Figure 3—figure supplement 5. 1D sweeps orthogonal to the phase diagram support the role of λ and ε in defining the dynamics.

Figure 3—figure supplement 5.

(A) Same as Figure 3I with four marked positions. (B) Example simulated trajectories at the marked positions. The parameters Dh , kd , kh and ka were changed simultaneously by the indicated factor. This causes a change in the turnover rate of ParA-plasmid tethers while keeping the dimensionless quantities λ, ε and θ unchanged. The colour of each trajectory shows the classification of the dynamics at that fold change according to the colour scheme introduced in Figure 3I based on multiple long trajectories. Note the change in the frequency of fluctuations in plasmid position, consistent with changes in tether lifetime.

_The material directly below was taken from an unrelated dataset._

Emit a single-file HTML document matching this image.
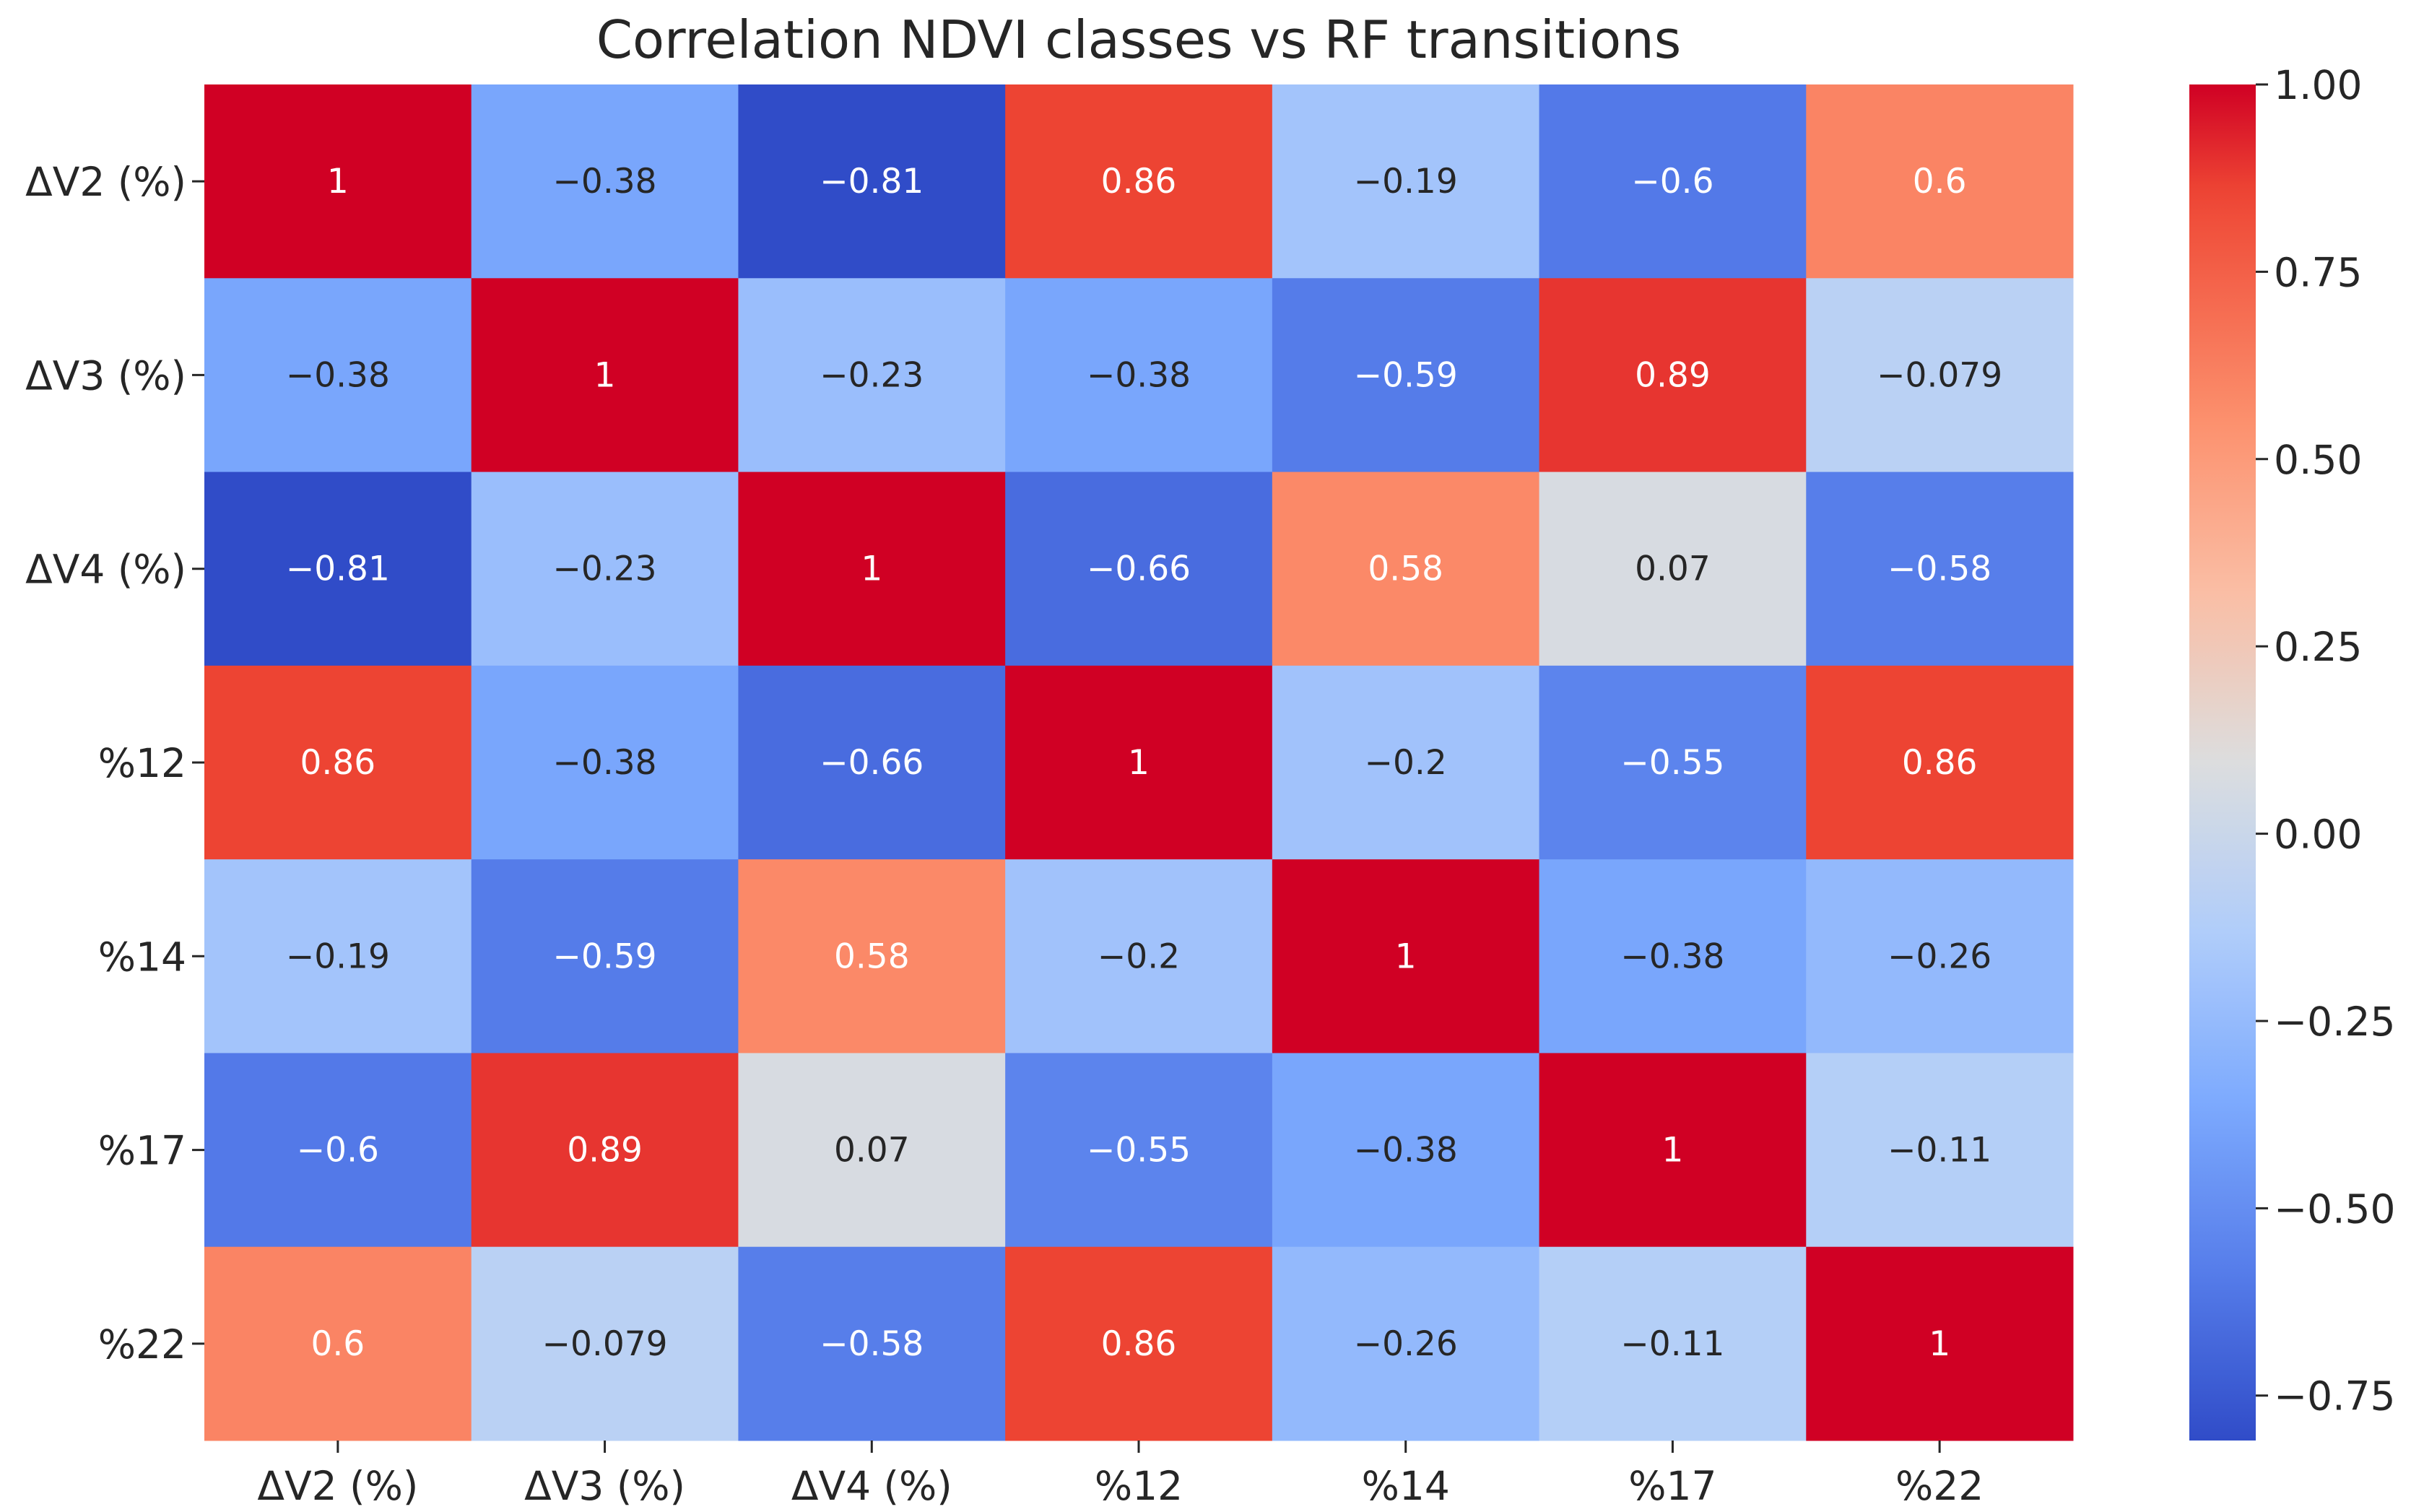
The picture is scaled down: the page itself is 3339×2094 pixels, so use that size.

The average number of tethers (indicated in each panel) does not remain constant because with increasing Dh each bound ParA dimer has less time between hopping events to explore its local neighbourhood through elastic fluctuations of the underlying DNA (controlled by the parameters Dh and σx,y), leading to a lower rate of tether formation. In the oscillatory regime, the increase in the plasmid speed results in a shortening of the period of the oscillations. However, at the shortest tether lifetimes, noise begins to dominate as the tether lifetime approaches the timescale of tether-induced pulling.